DO THIS: Omit the pictures, then reproduce every remaining record exactly.

— BEGIN INPUT RECORDS —

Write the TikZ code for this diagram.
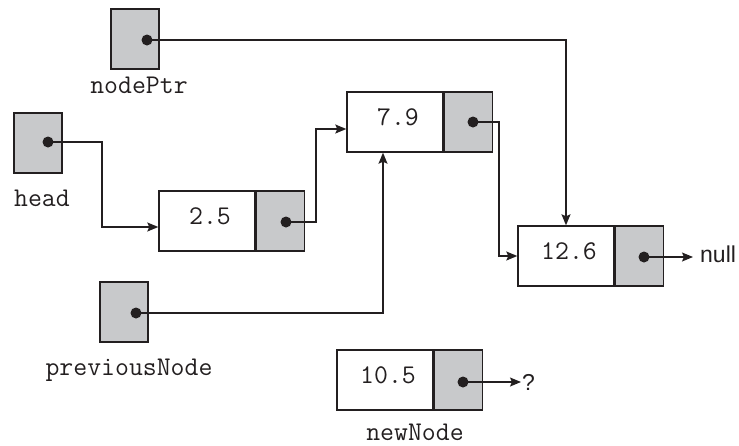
\documentclass[tikz,border=0pt]{standalone}
\usepackage{fontspec}
\setmainfont{Liberation Sans}
\usetikzlibrary{arrows.meta,positioning,calc}
\definecolor{cellgray}{RGB}{200,201,203}
\definecolor{ink}{RGB}{35,31,32}

\tikzset{
  datacell/.style={draw=ink, line width=1.4pt, fill=white, minimum width=96pt, minimum height=60pt,
                   inner sep=0pt, text depth=9pt, execute at begin node=\hspace*{6pt},
                   font=\fontsize{27}{29}\selectfont\ttfamily, text=ink},
  ptrcell/.style={draw=ink, line width=1.4pt, fill=cellgray, minimum width=48pt, minimum height=60pt, inner sep=0pt},
  dot/.style={circle, fill=ink, inner sep=0pt, minimum size=11pt},
  varname/.style={anchor=base, inner sep=0pt, font=\fontsize{27}{29}\selectfont\ttfamily, text=ink},
  endtext/.style={anchor=base west, inner sep=0pt, font=\fontsize{23}{25}\selectfont, text=ink},
  ptr/.style={draw=ink, line width=1.2pt, -{Stealth[length=11pt,width=9pt,inset=2pt]}}
}

\begin{document}
\begin{tikzpicture}[x=1pt, y=-1pt]
  \useasboundingbox (0,0) rectangle (739,445);

  % pointer variables
  \node[ptrcell] (nodePtr) at (135,39) {};
  \node[ptrcell] (head) at (38,143) {};
  \node[ptrcell] (previousNode) at (124,312) {};
  \node[varname] (nodePtrName) at (139,93) {nodePtr};
  \node[varname] (headName) at (42,206) {head};
  \node[varname] (previousNodeName) at (129,375) {previousNode};

  % list nodes
  \node[datacell] (n25) at (207,221) {2.5};
  \node[ptrcell, right=0pt of n25] (n25p) {};
  \node[datacell] (n79) at (395,122) {7.9};
  \node[ptrcell, right=0pt of n79] (n79p) {};
  \node[datacell] (n126) at (566,256) {12.6};
  \node[ptrcell, right=0pt of n126] (n126p) {};
  \node[datacell] (n105) at (385,380) {10.5};
  \node[ptrcell, right=0pt of n105] (n105p) {};
  \node[varname] (newNodeName) at (415,440) {newNode};

  % dots
  \node[dot] (nodePtrDot) at (147,40) {};
  \node[dot] (headDot) at (48,142) {};
  \node[dot] (previousNodeDot) at (136,313) {};
  \node[dot] (n25Dot) at (286,222) {};
  \node[dot] (n79Dot) at (473,122) {};
  \node[dot] (n126Dot) at (644,257) {};
  \node[dot] (n105Dot) at (463,382) {};

  \node[endtext] (null) at (700,262) {null};
  \node[endtext] (unknown) at (522,390) {?};

  % connectors
  \draw[ptr] (nodePtrDot.center) -| (n126.north);
  \draw[ptr] (headDot.center) -- ++(54,0) |- ([yshift=-6pt]n25.west);
  \draw[ptr] (n25Dot.center) -- ++(30,0) |- ([yshift=-7pt]n79.west);
  \draw[ptr] (n79Dot.center) -- ++(26,0) |- (n126.west);
  \draw[ptr] (previousNodeDot.center) -| ([xshift=-12pt]n79.south);
  \draw[ptr] (n126Dot.center) -- ([xshift=-7pt]n126Dot -| null.west);
  \draw[ptr] (n105Dot.center) -- ([xshift=-1pt]n105Dot -| unknown.west);
\end{tikzpicture}
\end{document}
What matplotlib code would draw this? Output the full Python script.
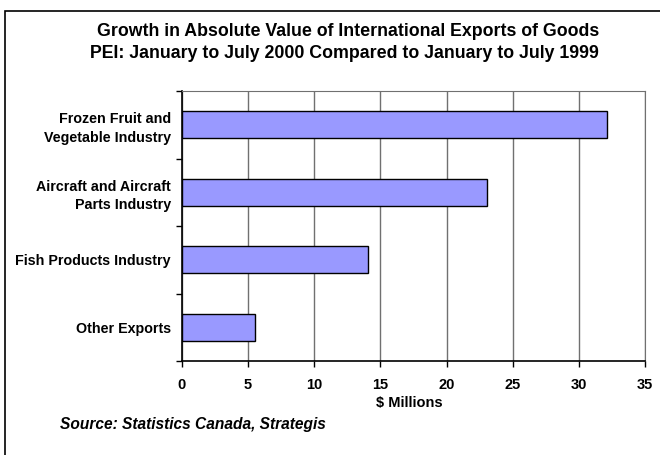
import matplotlib
matplotlib.use("Agg")
import matplotlib.pyplot as plt
from matplotlib.patches import Rectangle

categories = ["Frozen Fruit and\nVegetable Industry", "Aircraft and Aircraft\nParts Industry",
              "Fish Products Industry", "Other Exports"]
values = [32.1, 23.05, 14.05, 5.5]
xticks = [0, 5, 10, 15, 20, 25, 30, 35]

plt.rcParams['font.family'] = ['Liberation Sans', 'DejaVu Sans']

W, H = 660, 455
fig = plt.figure(figsize=(W/100, H/100), dpi=100)
# outer border (extends past the right and bottom edges of the image)
fig.patches.append(Rectangle((5/W, -0.05), 1.1, 1.05 - 11/H, transform=fig.transFigure,
                             fill=False, edgecolor='black', linewidth=1.2))

left, right, top, bottom = 182, 645, 91, 361
ax = fig.add_axes([left/W, 1 - bottom/H, (right-left)/W, (bottom-top)/H])

n = len(categories)
ypos = list(range(n))
ax.barh(ypos, values, height=0.4, color='#9999FF', edgecolor='black', linewidth=1.0, zorder=3)
ax.set_ylim(n - 0.5, -0.5)
ax.set_xlim(0, 35)
ax.set_xticks(xticks)
ax.set_xticklabels([str(t) for t in xticks], fontsize=10.5, fontweight='bold')
ax.set_yticks(ypos)
ax.set_yticklabels(categories, fontsize=10.3, fontweight='bold', linespacing=1.4)
ax.tick_params(axis='y', length=0, pad=8)
ax.set_yticks([i + 0.5 for i in range(-1, n)], minor=True)
ax.tick_params(axis='y', which='minor', length=4, direction='out', width=1)
ax.tick_params(axis='x', length=4, direction='out', width=1, pad=8)
ax.xaxis.grid(True, color='#707070', linewidth=1.0, zorder=0)
ax.set_axisbelow(True)
for s in ['top', 'right']:
    ax.spines[s].set_color('#707070')
for s in ['left', 'bottom']:
    ax.spines[s].set_linewidth(1.2)

fig.text(409/W, 1 - 403/H, "$ Millions", ha='center', va='center',
         fontsize=10.5, fontweight='bold')
fig.text(348/W, 1 - 32/H, "Growth in Absolute Value of International Exports of Goods",
         ha='center', va='center', fontsize=12.8, fontweight='bold')
fig.text(344/W, 1 - 53/H, "PEI: January to July 2000 Compared to January to July 1999",
         ha='center', va='center', fontsize=12.8, fontweight='bold')
fig.text(60/W, 1 - 424/H, "Source: Statistics Canada, Strategis",
         ha='left', va='center', fontsize=11.2, fontweight='bold', style='italic')

fig.savefig("out.png", dpi=100)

— END INPUT RECORDS —

FINISHED EXERCISE:
Write the TikZ code for this diagram.
\documentclass[tikz,border=0pt]{standalone}
\usepackage{fontspec}
\setmainfont{Liberation Sans}
\usetikzlibrary{arrows.meta,positioning,calc}
\definecolor{cellgray}{RGB}{200,201,203}
\definecolor{ink}{RGB}{35,31,32}

\tikzset{
  datacell/.style={draw=ink, line width=1.4pt, fill=white, minimum width=96pt, minimum height=60pt,
                   inner sep=0pt, text depth=9pt, execute at begin node=\hspace*{6pt},
                   font=\fontsize{27}{29}\selectfont\ttfamily, text=ink},
  ptrcell/.style={draw=ink, line width=1.4pt, fill=cellgray, minimum width=48pt, minimum height=60pt, inner sep=0pt},
  dot/.style={circle, fill=ink, inner sep=0pt, minimum size=11pt},
  varname/.style={anchor=base, inner sep=0pt, font=\fontsize{27}{29}\selectfont\ttfamily, text=ink},
  endtext/.style={anchor=base west, inner sep=0pt, font=\fontsize{23}{25}\selectfont, text=ink},
  ptr/.style={draw=ink, line width=1.2pt, -{Stealth[length=11pt,width=9pt,inset=2pt]}}
}

\begin{document}
\begin{tikzpicture}[x=1pt, y=-1pt]
  \useasboundingbox (0,0) rectangle (739,445);

  % pointer variables
  \node[ptrcell] (nodePtr) at (135,39) {};
  \node[ptrcell] (head) at (38,143) {};
  \node[ptrcell] (previousNode) at (124,312) {};
  \node[varname] (nodePtrName) at (139,93) {nodePtr};
  \node[varname] (headName) at (42,206) {head};
  \node[varname] (previousNodeName) at (129,375) {previousNode};

  % list nodes
  \node[datacell] (n25) at (207,221) {2.5};
  \node[ptrcell, right=0pt of n25] (n25p) {};
  \node[datacell] (n79) at (395,122) {7.9};
  \node[ptrcell, right=0pt of n79] (n79p) {};
  \node[datacell] (n126) at (566,256) {12.6};
  \node[ptrcell, right=0pt of n126] (n126p) {};
  \node[datacell] (n105) at (385,380) {10.5};
  \node[ptrcell, right=0pt of n105] (n105p) {};
  \node[varname] (newNodeName) at (415,440) {newNode};

  % dots
  \node[dot] (nodePtrDot) at (147,40) {};
  \node[dot] (headDot) at (48,142) {};
  \node[dot] (previousNodeDot) at (136,313) {};
  \node[dot] (n25Dot) at (286,222) {};
  \node[dot] (n79Dot) at (473,122) {};
  \node[dot] (n126Dot) at (644,257) {};
  \node[dot] (n105Dot) at (463,382) {};

  \node[endtext] (null) at (700,262) {null};
  \node[endtext] (unknown) at (522,390) {?};

  % connectors
  \draw[ptr] (nodePtrDot.center) -| (n126.north);
  \draw[ptr] (headDot.center) -- ++(54,0) |- ([yshift=-6pt]n25.west);
  \draw[ptr] (n25Dot.center) -- ++(30,0) |- ([yshift=-7pt]n79.west);
  \draw[ptr] (n79Dot.center) -- ++(26,0) |- (n126.west);
  \draw[ptr] (previousNodeDot.center) -| ([xshift=-12pt]n79.south);
  \draw[ptr] (n126Dot.center) -- ([xshift=-7pt]n126Dot -| null.west);
  \draw[ptr] (n105Dot.center) -- ([xshift=-1pt]n105Dot -| unknown.west);
\end{tikzpicture}
\end{document}
What matplotlib code would draw this? Output the full Python script.
import matplotlib
matplotlib.use("Agg")
import matplotlib.pyplot as plt
from matplotlib.patches import Rectangle

categories = ["Frozen Fruit and\nVegetable Industry", "Aircraft and Aircraft\nParts Industry",
              "Fish Products Industry", "Other Exports"]
values = [32.1, 23.05, 14.05, 5.5]
xticks = [0, 5, 10, 15, 20, 25, 30, 35]

plt.rcParams['font.family'] = ['Liberation Sans', 'DejaVu Sans']

W, H = 660, 455
fig = plt.figure(figsize=(W/100, H/100), dpi=100)
# outer border (extends past the right and bottom edges of the image)
fig.patches.append(Rectangle((5/W, -0.05), 1.1, 1.05 - 11/H, transform=fig.transFigure,
                             fill=False, edgecolor='black', linewidth=1.2))

left, right, top, bottom = 182, 645, 91, 361
ax = fig.add_axes([left/W, 1 - bottom/H, (right-left)/W, (bottom-top)/H])

n = len(categories)
ypos = list(range(n))
ax.barh(ypos, values, height=0.4, color='#9999FF', edgecolor='black', linewidth=1.0, zorder=3)
ax.set_ylim(n - 0.5, -0.5)
ax.set_xlim(0, 35)
ax.set_xticks(xticks)
ax.set_xticklabels([str(t) for t in xticks], fontsize=10.5, fontweight='bold')
ax.set_yticks(ypos)
ax.set_yticklabels(categories, fontsize=10.3, fontweight='bold', linespacing=1.4)
ax.tick_params(axis='y', length=0, pad=8)
ax.set_yticks([i + 0.5 for i in range(-1, n)], minor=True)
ax.tick_params(axis='y', which='minor', length=4, direction='out', width=1)
ax.tick_params(axis='x', length=4, direction='out', width=1, pad=8)
ax.xaxis.grid(True, color='#707070', linewidth=1.0, zorder=0)
ax.set_axisbelow(True)
for s in ['top', 'right']:
    ax.spines[s].set_color('#707070')
for s in ['left', 'bottom']:
    ax.spines[s].set_linewidth(1.2)

fig.text(409/W, 1 - 403/H, "$ Millions", ha='center', va='center',
         fontsize=10.5, fontweight='bold')
fig.text(348/W, 1 - 32/H, "Growth in Absolute Value of International Exports of Goods",
         ha='center', va='center', fontsize=12.8, fontweight='bold')
fig.text(344/W, 1 - 53/H, "PEI: January to July 2000 Compared to January to July 1999",
         ha='center', va='center', fontsize=12.8, fontweight='bold')
fig.text(60/W, 1 - 424/H, "Source: Statistics Canada, Strategis",
         ha='left', va='center', fontsize=11.2, fontweight='bold', style='italic')

fig.savefig("out.png", dpi=100)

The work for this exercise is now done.